Refiro-me ao artigo publicado neste espaço, na edição de 26 de outubro, em que o senador Roberto Freire (PPS-PE) faz uma leitura muito particular de uma pesquisa feita pela Folha para se "intrigar com a sanha autoritária que ronda os quartéis da esquerda".
O zelo democrático de Roberto Freire foi despertado por uma pesquisa que afirma que, entre os simpatizantes do PDT (19%) e PT (16%), há quem tenha preferência por ditaduras e que as taxas de preferência pela democracia no PSDB (63%) e no PPB (61%) são altas. A pesquisa nada disse sobre o posicionamento dos simpatizantes do PPS, talvez porque o Datafolha não utilize microscópio-social-eletrônico. Em todo caso, nada prova que um percentual de simpatizantes do PPS não tenha pendores ditatoriais.
A pesquisa é vaga e -a Folha deixou claro- é entre simpatizantes. Não reflete portanto o pensamento nem da base organizada, nem das direções partidárias. Mas foi suficiente para estimular Roberto Freire a lançar insinuações malévolas sobre "quartéis" da esquerda e messianismos de determinados líderes.
Essas insinuações são repulsivas, pois por meio delas ele procura negar a impecável trajetória democrática de um partido que nasceu sob o signo da negação das ditaduras que infelicitavam os povos do Leste Europeu em nome do socialismo, com o apoio do neodemocrata Roberto Freire.
O senador mostra-se também muito atento ao que chama de traços messiânicos de certas lideranças de esquerda. O bom senso sugere que, para fazer face ao messianismo, seria necessário um empenho no sentido da organização da sociedade em partidos democráticos e em outras instituições.
Aí então se colocaria a questão de saber quem tem contribuído mais para a organização da sociedade. Certamente não tem sido o PPS.
Roberto Freire encontrou sinais de golpismo no "fora Collor". Cada um faz a leitura que quer dos fatos do passado. Mas o que a história já consagrou como a verdade é que aquele foi um movimento amplo e democrático que muito contribuiu para o avanço da consciência crítica dos brasileiros. Aliás, a luta pelo impeachment foi um movimento tão amplo que teve a capacidade de incorporar até Roberto Freire, obrigando-o a tomar uma posição.

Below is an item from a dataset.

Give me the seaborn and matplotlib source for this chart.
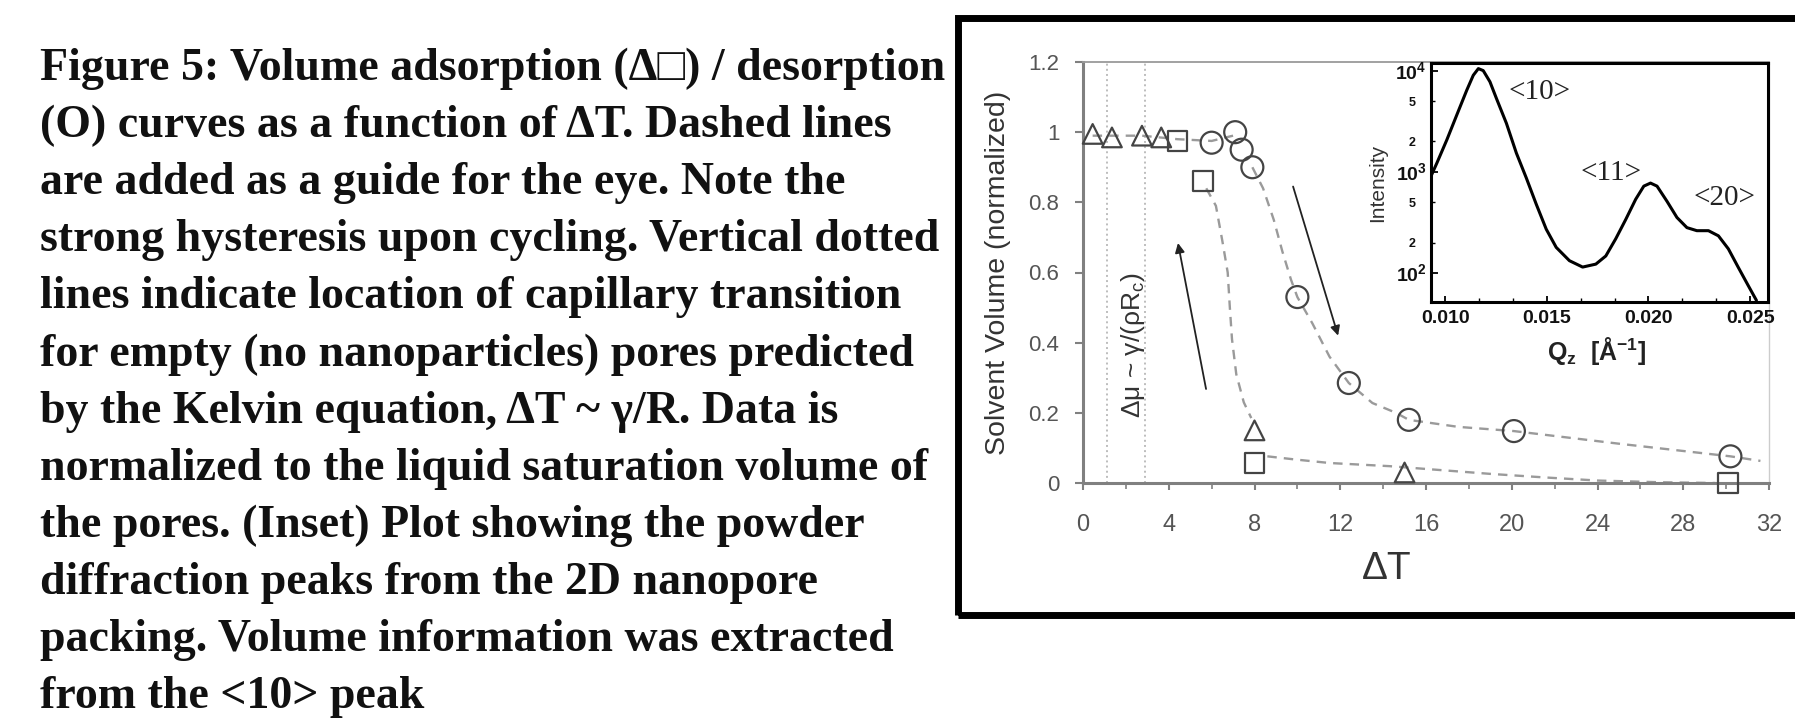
import matplotlib
matplotlib.use('Agg')
import matplotlib.pyplot as plt
import matplotlib.ticker as mticker
from matplotlib.patches import Rectangle
import seaborn as sns

# ---- main plot data ----
# desorption (circles)
circ_x = [6.0, 7.1, 7.4, 7.9, 10.0, 12.4, 15.2, 20.1, 30.2]
circ_y = [0.97, 1.0, 0.95, 0.90, 0.53, 0.285, 0.18, 0.148, 0.076]
# adsorption (squares / triangles)
sq_x = [4.4, 5.6, 8.0, 30.1]
sq_y = [0.975, 0.86, 0.057, 0.0]
tri_x = [0.45, 1.35, 2.75, 3.65, 8.0, 15.0]
tri_y = [0.995, 0.985, 0.99, 0.985, 0.15, 0.03]

# dashed "guide for the eye" lines
guide_top_x = [0.45, 2.75, 4.4, 6.0, 7.0]
guide_top_y = [0.99, 0.99, 0.98, 0.975, 0.99]
guide_des_x = [7.9, 8.4, 8.9, 9.3, 9.7, 10.0, 10.7, 11.5, 12.4, 13.5, 14.6, 15.2, 17.5, 20.1, 25.0, 30.2, 31.6]
guide_des_y = [0.90, 0.84, 0.75, 0.66, 0.58, 0.53, 0.455, 0.36, 0.285, 0.228, 0.20, 0.18, 0.16, 0.148, 0.112, 0.076, 0.063]
guide_ads_x = [5.75, 6.2, 6.5, 6.75, 6.85, 6.95, 7.15, 7.5, 7.85]
guide_ads_y = [0.84, 0.79, 0.69, 0.60, 0.50, 0.41, 0.31, 0.23, 0.185]
guide_low_x = [8.6, 9.9, 11.5, 14.3, 16.0, 19.0, 21.5, 24.0, 27.0, 29.5]
guide_low_y = [0.076, 0.067, 0.057, 0.048, 0.04, 0.026, 0.016, 0.007, 0.002, 0.0]

kelvin_x = [1.1, 2.9]
arrow_up = [(5.74, 0.268), (4.43, 0.684)]
arrow_down = [(9.8, 0.845), (11.9, 0.42)]

x_ticks = [0, 4, 8, 12, 16, 20, 24, 28, 32]
y_ticks = [0, 0.2, 0.4, 0.6, 0.8, 1.0, 1.2]
y_tick_labels = ['0', '0.2', '0.4', '0.6', '0.8', '1', '1.2']

# ---- inset: powder diffraction ----
q_vals = [0.0093, 0.00959, 0.01008, 0.0106, 0.01106, 0.01138, 0.01163, 0.01187, 0.0122,
          0.01252, 0.01301, 0.0135, 0.01399, 0.01448, 0.01497, 0.01546, 0.01611, 0.01676,
          0.01741, 0.0179, 0.01839, 0.01888, 0.01937, 0.01977, 0.0201, 0.02042, 0.02091,
          0.0214, 0.02189, 0.02238, 0.02295, 0.02344, 0.02393, 0.02441, 0.0249, 0.02531]
inten_vals = [908, 1225, 2075, 3784, 6412, 8995, 10470, 10000, 7762,
              5309, 3020, 1535, 871, 479, 272, 180, 133, 115,
              123, 148, 219, 339, 537, 724, 776, 724, 513,
              355, 282, 263, 263, 234, 174, 115, 76, 54]
peak_names = ['<10>', '<11>', '<20>']
peak_q = [0.01464, 0.01814, 0.02376]
peak_i = [6170, 977, 556]
in_x_ticks = [0.010, 0.015, 0.020, 0.025]
in_x_labels = ['0.010', '0.015', '0.020', '0.025']
in_y_ticks = [1e2, 1e3, 1e4]
in_y_labels = ['10$^\\mathregular{2}$', '10$^\\mathregular{3}$', '10$^\\mathregular{4}$']
in_y_minor = [200, 500, 2000, 5000]
in_y_minor_labels = ['2', '5', '2', '5']

caption_lines = [
    'Figure 5: Volume adsorption (\u0394\u25a1) / desorption',
    '(O) curves as a function of \u0394T. Dashed lines',
    'are added as a guide for the eye. Note the',
    'strong hysteresis upon cycling. Vertical dotted',
    'lines indicate location of capillary transition',
    'for empty (no nanoparticles) pores predicted',
    'by the Kelvin equation, \u0394T ~ \u03b3/R. Data is',
    'normalized to the liquid saturation volume of',
    'the pores. (Inset) Plot showing the powder',
    'diffraction peaks from the 2D nanopore',
    'packing. Volume information was extracted',
    'from the <10> peak',
]

sns.set_theme(style='ticks')
plt.rcParams['font.family'] = ['Liberation Sans', 'DejaVu Sans']

W, H = 1795, 725
fig = plt.figure(figsize=(W / 100, H / 100), dpi=100)
fig.patch.set_facecolor('white')

def fx(px):
    return px / W

def fy(py):
    return 1 - py / H

# caption text
for i, line in enumerate(caption_lines):
    fig.text(fx(40), fy(80 + 57.1 * i), line, family=['Liberation Serif', 'DejaVu Sans'],
             fontweight='bold', fontsize=33, ha='left', va='baseline', color='#111')

# thick frame around the graph
fig.add_artist(Rectangle((fx(958), fy(615)), 0.6, (615 - 18) / H, transform=fig.transFigure,
                         fill=False, lw=5, ec='black', clip_on=False))

ax = fig.add_axes([fx(1083), fy(483), (1769 - 1083) / W, (483 - 62) / H])
ax.set_facecolor('white')

for kx in kelvin_x:
    ax.axvline(kx, color='#bdbdbd', lw=1.4, ls=':', zorder=1)

guide_kw = dict(ax=ax, color='#9a9a9a', lw=1.7, linestyle=(0, (4, 3)), sort=False, estimator=None, zorder=2)
sns.lineplot(x=guide_top_x, y=guide_top_y, **guide_kw)
sns.lineplot(x=guide_des_x, y=guide_des_y, **guide_kw)
sns.lineplot(x=guide_ads_x, y=guide_ads_y, **guide_kw)
sns.lineplot(x=guide_low_x, y=guide_low_y, **guide_kw)

mk = dict(ax=ax, color='none', edgecolor='#444444', linewidth=1.6, clip_on=False, zorder=3, legend=False)
sns.scatterplot(x=circ_x, y=circ_y, marker='o', s=250, **mk)
sns.scatterplot(x=sq_x, y=sq_y, marker='s', s=200, **mk)
sns.scatterplot(x=tri_x, y=tri_y, marker='^', s=200, **mk)

for tail, head in [arrow_up, arrow_down]:
    ax.annotate('', xy=head, xytext=tail,
                arrowprops=dict(arrowstyle='-|>', color='#222', lw=1.3, mutation_scale=14,
                                shrinkA=0, shrinkB=0))

ax.text(2.33, 0.393, '\u0394\u03bc ~ \u03b3/(\u03c1R$_\\mathregular{c}$)', rotation=90,
        ha='center', va='center', fontsize=19, color='#333')

ax.set_xlim(0, 32)
ax.set_ylim(0, 1.2)
ax.set_xticks(x_ticks)
ax.set_xticklabels([str(t) for t in x_ticks])
ax.set_yticks(y_ticks)
ax.set_yticklabels(y_tick_labels)
ax.xaxis.set_minor_locator(mticker.MultipleLocator(2))
ax.tick_params(axis='both', which='both', direction='out', color='#808080', labelcolor='#555555')
ax.tick_params(axis='y', which='major', length=6, width=1.5, pad=11, labelsize=16)
ax.tick_params(axis='x', which='major', length=5, width=1.5, pad=17, labelsize=17)
ax.tick_params(axis='x', which='minor', length=4, width=1.2)

for side in ['left', 'bottom']:
    ax.spines[side].set_color('#808080')
    ax.spines[side].set_linewidth(2.2)
ax.spines['top'].set_color('#9a9a9a')
ax.spines['top'].set_linewidth(1.3)
ax.spines['right'].set_color('#cccccc')
ax.spines['right'].set_linewidth(1.0)

ax.set_ylabel('Solvent Volume (normalized)', fontsize=20.5, color='#333')
ax.yaxis.set_label_coords((998 - 1083) / 686, 0.5)
ax.yaxis.label.set_verticalalignment('center')
ax.set_xlabel('\u0394T', fontsize=28, color='#333')
ax.xaxis.set_label_coords((1387 - 1083) / 686, (483 - 569) / 421)
ax.xaxis.label.set_verticalalignment('center')

# ---- inset ----
axin = fig.add_axes([fx(1431), fy(302), (1768 - 1431) / W, (302 - 63) / H])
axin.set_facecolor('white')
sns.lineplot(x=q_vals, y=inten_vals, ax=axin, color='black', lw=2.2, sort=False, estimator=None)
axin.set_yscale('log')
axin.set_xlim(0.0093, 0.02588)
axin.set_ylim(52, 11890)

for name, q, i in zip(peak_names, peak_q, peak_i):
    axin.text(q, i, name, family='Liberation Serif', fontsize=21, ha='center', va='center', color='#222')

axin.set_xticks(in_x_ticks)
axin.set_xticklabels(in_x_labels, fontweight='bold')
axin.xaxis.set_minor_locator(mticker.AutoMinorLocator(3))
axin.set_yticks(in_y_ticks)
axin.set_yticklabels(in_y_labels, fontweight='bold')
axin.yaxis.set_minor_locator(mticker.FixedLocator(in_y_minor))
axin.yaxis.set_minor_formatter(mticker.FixedFormatter(in_y_minor_labels))
axin.tick_params(axis='both', which='both', direction='in', color='black', labelcolor='#111')
axin.tick_params(axis='x', which='major', length=4, width=1.3, pad=6, labelsize=14)
axin.tick_params(axis='x', which='minor', length=3, width=1.0)
axin.tick_params(axis='y', which='major', length=5, width=1.3, pad=3, labelsize=14)
axin.tick_params(axis='y', which='minor', length=3, width=1.0, pad=11, labelsize=9)
for lab in axin.yaxis.get_minorticklabels():
    lab.set_fontweight('bold')
for sp in axin.spines.values():
    sp.set_color('black')
    sp.set_linewidth(2.2)

axin.set_ylabel('Intensity', fontsize=15, color='#333')
axin.yaxis.set_label_coords((1378 - 1431) / 337, 0.5)
axin.yaxis.label.set_verticalalignment('center')
axin.set_xlabel('Q$_\\mathregular{z}$  [\u00c5$^\\mathregular{-1}$]', fontsize=18, fontweight='bold', color='#222')
axin.xaxis.set_label_coords((1597 - 1431) / 337, (302 - 351) / 239)
axin.xaxis.label.set_verticalalignment('center')

fig.savefig('out.png', dpi=100)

Finalmente cabe registrar que o futuro continua pertencendo a Roberto Freire, dono absoluto dos amanhãs que cantam. Ele decretou que não existem soluções fora do governo FHC e resolveu banir o PT e o PDT de nosso futuro democrático, onde se exige clareza de posições. Essa feliz perspectiva talvez nos permitirá saber se o senador é do governo ou da oposição, mas infelizmente isso não alterará a correlação de forças vigentes na sociedade.
O PT continuará no seu caminho, consciente de que o colonialismo ideológico, que aliena liberais e stalinistas, é de pouca utilidade para quem quer realizar transformações sociais e de que a democracia não deve ser reduzida a mera retórica. A democracia até aqui arrancada a duras penas de uma elite ferozmente autoritária só pode ser defendida através de seu exercício cotidiano.
Não precisamos pedir licença a ninguém, nem a Roberto Freire, para fazer oposição a um governo que executa um programa que agride frontalmente os interesses da nação e que amplia a cada momento as multidões de excluídos.
Esse é um exercício de democracia e é compreensível que stalinistas, que sempre oscilaram entre o golpismo autoritário e o adesismo fisiológico, tenham dificuldades para respirar o hálito selvagem da liberdade.